====== Material
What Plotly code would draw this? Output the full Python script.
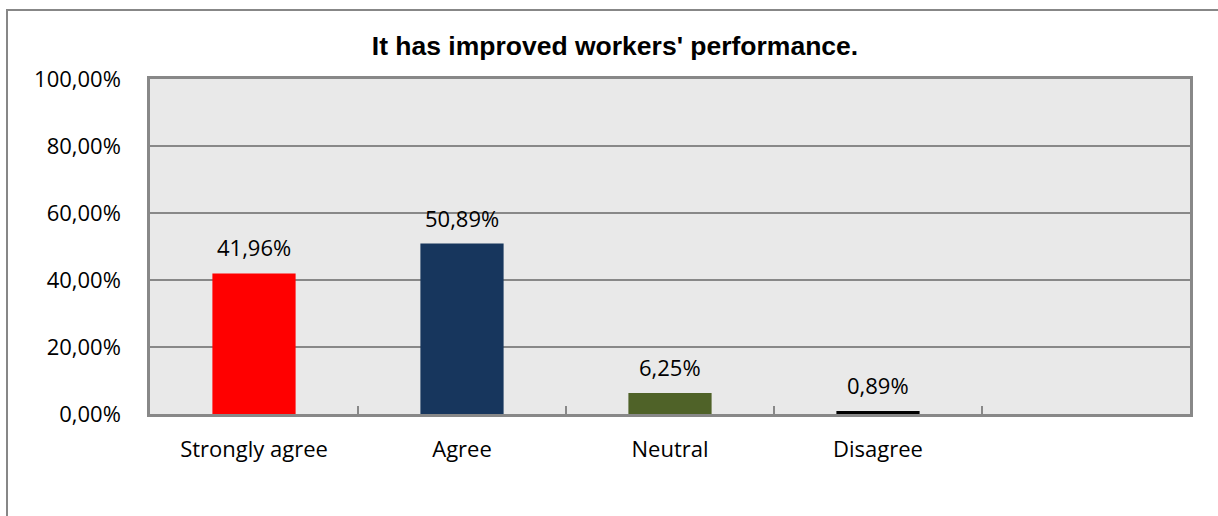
import plotly.graph_objects as go

categories = ["Strongly agree", "Agree", "Neutral", "Disagree"]
values = [41.96, 50.89, 6.25, 0.89]
bar_colors = ["#FF0000", "#17365D", "#4F6228", "#000000"]
y_ticks = [0, 20, 40, 60, 80, 100]
y_tick_labels = ["0,00%", "20,00%", "40,00%", "60,00%", "80,00%", "100,00%"]
title_text = "It has improved workers' performance."

W, H = 1218, 516
L, T = 150, 79
R = W - 1190
B = H - 414
pw, ph = W - L - R, H - T - B

body_font = "Open Sans, Lato, sans-serif"

fig = go.Figure()
fig.add_trace(go.Bar(
    x=categories, y=values, width=0.4,
    marker=dict(color=bar_colors, line=dict(width=0)),
    hoverinfo="skip",
))

for c, v in zip(categories, values):
    fig.add_annotation(
        x=c, y=v, xref="x", yref="y",
        text=f"{v:.2f}%".replace(".", ","),
        showarrow=False, yanchor="bottom", yshift=9,
        font=dict(family=body_font, size=22, color="#000000"),
    )

# outer chart frame (top and left edges visible)
fig.add_shape(
    type="rect", xref="paper", yref="paper",
    x0=(7 - L) / pw, x1=(W + 30 - L) / pw,
    y0=-(H + 30 - T - ph) / ph, y1=(H - B - 10) / ph,
    line=dict(color="#878787", width=2), fillcolor="rgba(0,0,0,0)", layer="below",
)

fig.update_layout(
    width=W, height=H,
    margin=dict(l=L, r=R, t=T, b=B, pad=0),
    paper_bgcolor="#FFFFFF",
    plot_bgcolor="#E9E9E9",
    showlegend=False,
    title=dict(
        text=title_text, x=615 / W, xanchor="center", xref="container",
        y=1 - 46 / H, yanchor="middle",
        font=dict(family="Liberation Sans, Arial, sans-serif", size=26.5, color="#000000",
                  weight="bold"),
    ),
    xaxis=dict(
        type="category", categoryorder="array", categoryarray=categories,
        range=[-0.5, 4.5],
        tickson="boundaries", ticks="inside", ticklen=8, tickwidth=1.5, tickcolor="#888888",
        showgrid=False, zeroline=False,
        showline=True, linecolor="#888888", linewidth=2.5, mirror=True,
        tickfont=dict(family=body_font, size=22, color="#000000"),
        ticklabelstandoff=14,
    ),
    yaxis=dict(
        range=[0, 100], tickvals=y_ticks, ticktext=y_tick_labels,
        ticks="", showgrid=True, gridcolor="#888888", gridwidth=1.5,
        zeroline=False,
        showline=True, linecolor="#888888", linewidth=2.5, mirror=True,
        tickfont=dict(family=body_font, size=22, color="#000000"),
        ticklabelstandoff=22,
    ),
)

fig.write_html(
    "out.html",
    config={"displayModeBar": False},
    post_script="document.body.style.margin='0px';document.body.style.overflow='hidden';",
)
============
- What is asked:
Without the pictures, copy the material exactly as given.

- Solution:
What Plotly code would draw this? Output the full Python script.
import plotly.graph_objects as go

categories = ["Strongly agree", "Agree", "Neutral", "Disagree"]
values = [41.96, 50.89, 6.25, 0.89]
bar_colors = ["#FF0000", "#17365D", "#4F6228", "#000000"]
y_ticks = [0, 20, 40, 60, 80, 100]
y_tick_labels = ["0,00%", "20,00%", "40,00%", "60,00%", "80,00%", "100,00%"]
title_text = "It has improved workers' performance."

W, H = 1218, 516
L, T = 150, 79
R = W - 1190
B = H - 414
pw, ph = W - L - R, H - T - B

body_font = "Open Sans, Lato, sans-serif"

fig = go.Figure()
fig.add_trace(go.Bar(
    x=categories, y=values, width=0.4,
    marker=dict(color=bar_colors, line=dict(width=0)),
    hoverinfo="skip",
))

for c, v in zip(categories, values):
    fig.add_annotation(
        x=c, y=v, xref="x", yref="y",
        text=f"{v:.2f}%".replace(".", ","),
        showarrow=False, yanchor="bottom", yshift=9,
        font=dict(family=body_font, size=22, color="#000000"),
    )

# outer chart frame (top and left edges visible)
fig.add_shape(
    type="rect", xref="paper", yref="paper",
    x0=(7 - L) / pw, x1=(W + 30 - L) / pw,
    y0=-(H + 30 - T - ph) / ph, y1=(H - B - 10) / ph,
    line=dict(color="#878787", width=2), fillcolor="rgba(0,0,0,0)", layer="below",
)

fig.update_layout(
    width=W, height=H,
    margin=dict(l=L, r=R, t=T, b=B, pad=0),
    paper_bgcolor="#FFFFFF",
    plot_bgcolor="#E9E9E9",
    showlegend=False,
    title=dict(
        text=title_text, x=615 / W, xanchor="center", xref="container",
        y=1 - 46 / H, yanchor="middle",
        font=dict(family="Liberation Sans, Arial, sans-serif", size=26.5, color="#000000",
                  weight="bold"),
    ),
    xaxis=dict(
        type="category", categoryorder="array", categoryarray=categories,
        range=[-0.5, 4.5],
        tickson="boundaries", ticks="inside", ticklen=8, tickwidth=1.5, tickcolor="#888888",
        showgrid=False, zeroline=False,
        showline=True, linecolor="#888888", linewidth=2.5, mirror=True,
        tickfont=dict(family=body_font, size=22, color="#000000"),
        ticklabelstandoff=14,
    ),
    yaxis=dict(
        range=[0, 100], tickvals=y_ticks, ticktext=y_tick_labels,
        ticks="", showgrid=True, gridcolor="#888888", gridwidth=1.5,
        zeroline=False,
        showline=True, linecolor="#888888", linewidth=2.5, mirror=True,
        tickfont=dict(family=body_font, size=22, color="#000000"),
        ticklabelstandoff=22,
    ),
)

fig.write_html(
    "out.html",
    config={"displayModeBar": False},
    post_script="document.body.style.margin='0px';document.body.style.overflow='hidden';",
)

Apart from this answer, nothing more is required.